**SOURCE MATERIAL**
===============

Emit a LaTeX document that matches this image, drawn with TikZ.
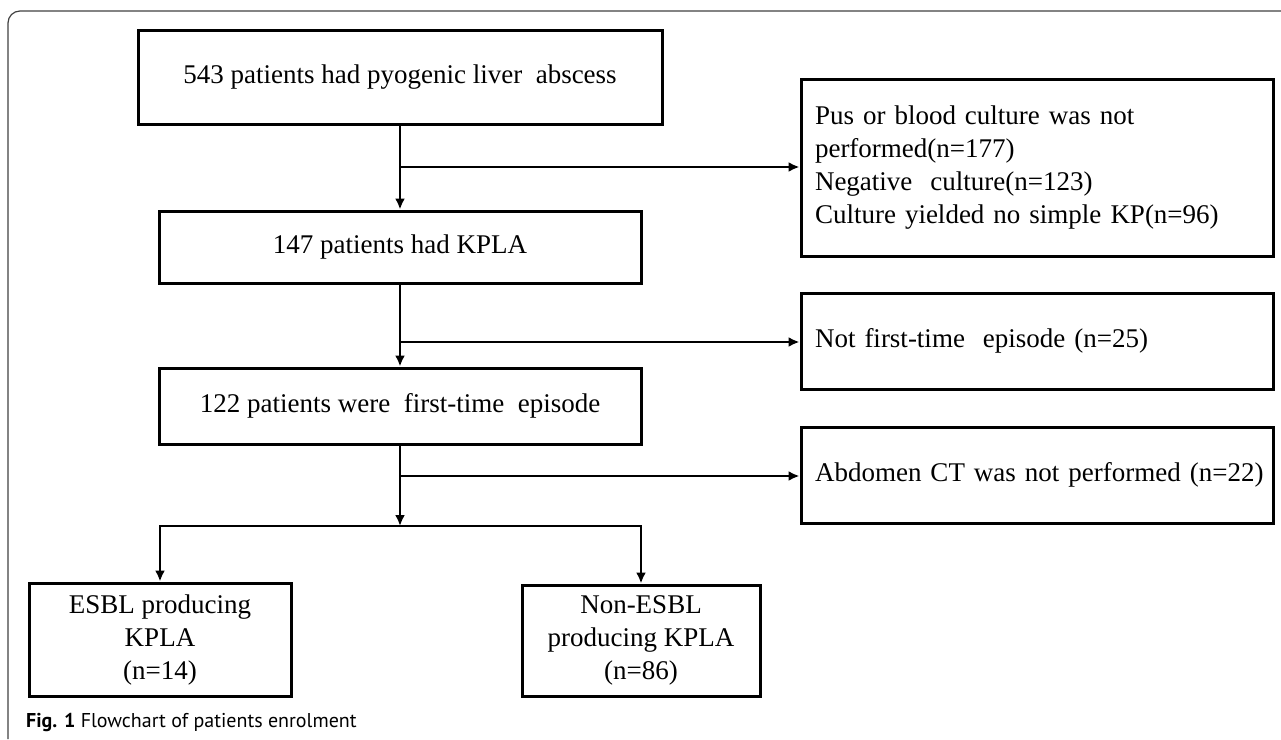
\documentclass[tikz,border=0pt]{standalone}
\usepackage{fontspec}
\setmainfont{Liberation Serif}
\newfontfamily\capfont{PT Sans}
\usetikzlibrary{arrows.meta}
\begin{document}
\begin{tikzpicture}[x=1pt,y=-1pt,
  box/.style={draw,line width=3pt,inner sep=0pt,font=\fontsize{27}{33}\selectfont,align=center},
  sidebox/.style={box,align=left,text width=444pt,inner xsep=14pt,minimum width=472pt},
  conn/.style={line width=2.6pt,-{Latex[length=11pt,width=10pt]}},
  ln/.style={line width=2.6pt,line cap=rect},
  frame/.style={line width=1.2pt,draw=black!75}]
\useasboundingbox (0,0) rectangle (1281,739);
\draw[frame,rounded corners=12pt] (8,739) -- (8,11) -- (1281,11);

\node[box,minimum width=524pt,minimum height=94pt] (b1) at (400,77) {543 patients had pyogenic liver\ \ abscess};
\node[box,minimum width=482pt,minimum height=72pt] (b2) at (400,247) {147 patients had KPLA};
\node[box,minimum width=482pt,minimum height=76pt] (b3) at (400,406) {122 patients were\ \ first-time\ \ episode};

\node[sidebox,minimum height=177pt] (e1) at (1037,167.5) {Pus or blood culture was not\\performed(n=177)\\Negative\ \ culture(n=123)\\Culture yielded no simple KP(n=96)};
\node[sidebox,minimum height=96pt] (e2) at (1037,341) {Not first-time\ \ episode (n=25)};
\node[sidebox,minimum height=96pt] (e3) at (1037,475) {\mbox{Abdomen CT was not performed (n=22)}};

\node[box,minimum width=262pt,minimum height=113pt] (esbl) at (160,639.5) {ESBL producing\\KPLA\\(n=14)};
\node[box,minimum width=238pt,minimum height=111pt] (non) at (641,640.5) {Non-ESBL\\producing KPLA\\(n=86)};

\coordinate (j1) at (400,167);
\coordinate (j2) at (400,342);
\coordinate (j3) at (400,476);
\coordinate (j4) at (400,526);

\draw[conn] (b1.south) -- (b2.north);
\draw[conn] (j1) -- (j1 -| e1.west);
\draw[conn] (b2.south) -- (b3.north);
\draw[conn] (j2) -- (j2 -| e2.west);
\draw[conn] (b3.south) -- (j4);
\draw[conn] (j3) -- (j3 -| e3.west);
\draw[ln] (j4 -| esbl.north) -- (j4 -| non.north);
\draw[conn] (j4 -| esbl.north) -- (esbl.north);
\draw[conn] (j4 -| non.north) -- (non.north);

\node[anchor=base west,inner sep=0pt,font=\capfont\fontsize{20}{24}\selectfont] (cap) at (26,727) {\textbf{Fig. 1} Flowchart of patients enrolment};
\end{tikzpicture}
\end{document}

===============

**YOUR TASK**
Do not copy the pictures, but repeat every line exactly.

**RESULT BELOW**
Emit a LaTeX document that matches this image, drawn with TikZ.
\documentclass[tikz,border=0pt]{standalone}
\usepackage{fontspec}
\setmainfont{Liberation Serif}
\newfontfamily\capfont{PT Sans}
\usetikzlibrary{arrows.meta}
\begin{document}
\begin{tikzpicture}[x=1pt,y=-1pt,
  box/.style={draw,line width=3pt,inner sep=0pt,font=\fontsize{27}{33}\selectfont,align=center},
  sidebox/.style={box,align=left,text width=444pt,inner xsep=14pt,minimum width=472pt},
  conn/.style={line width=2.6pt,-{Latex[length=11pt,width=10pt]}},
  ln/.style={line width=2.6pt,line cap=rect},
  frame/.style={line width=1.2pt,draw=black!75}]
\useasboundingbox (0,0) rectangle (1281,739);
\draw[frame,rounded corners=12pt] (8,739) -- (8,11) -- (1281,11);

\node[box,minimum width=524pt,minimum height=94pt] (b1) at (400,77) {543 patients had pyogenic liver\ \ abscess};
\node[box,minimum width=482pt,minimum height=72pt] (b2) at (400,247) {147 patients had KPLA};
\node[box,minimum width=482pt,minimum height=76pt] (b3) at (400,406) {122 patients were\ \ first-time\ \ episode};

\node[sidebox,minimum height=177pt] (e1) at (1037,167.5) {Pus or blood culture was not\\performed(n=177)\\Negative\ \ culture(n=123)\\Culture yielded no simple KP(n=96)};
\node[sidebox,minimum height=96pt] (e2) at (1037,341) {Not first-time\ \ episode (n=25)};
\node[sidebox,minimum height=96pt] (e3) at (1037,475) {\mbox{Abdomen CT was not performed (n=22)}};

\node[box,minimum width=262pt,minimum height=113pt] (esbl) at (160,639.5) {ESBL producing\\KPLA\\(n=14)};
\node[box,minimum width=238pt,minimum height=111pt] (non) at (641,640.5) {Non-ESBL\\producing KPLA\\(n=86)};

\coordinate (j1) at (400,167);
\coordinate (j2) at (400,342);
\coordinate (j3) at (400,476);
\coordinate (j4) at (400,526);

\draw[conn] (b1.south) -- (b2.north);
\draw[conn] (j1) -- (j1 -| e1.west);
\draw[conn] (b2.south) -- (b3.north);
\draw[conn] (j2) -- (j2 -| e2.west);
\draw[conn] (b3.south) -- (j4);
\draw[conn] (j3) -- (j3 -| e3.west);
\draw[ln] (j4 -| esbl.north) -- (j4 -| non.north);
\draw[conn] (j4 -| esbl.north) -- (esbl.north);
\draw[conn] (j4 -| non.north) -- (non.north);

\node[anchor=base west,inner sep=0pt,font=\capfont\fontsize{20}{24}\selectfont] (cap) at (26,727) {\textbf{Fig. 1} Flowchart of patients enrolment};
\end{tikzpicture}
\end{document}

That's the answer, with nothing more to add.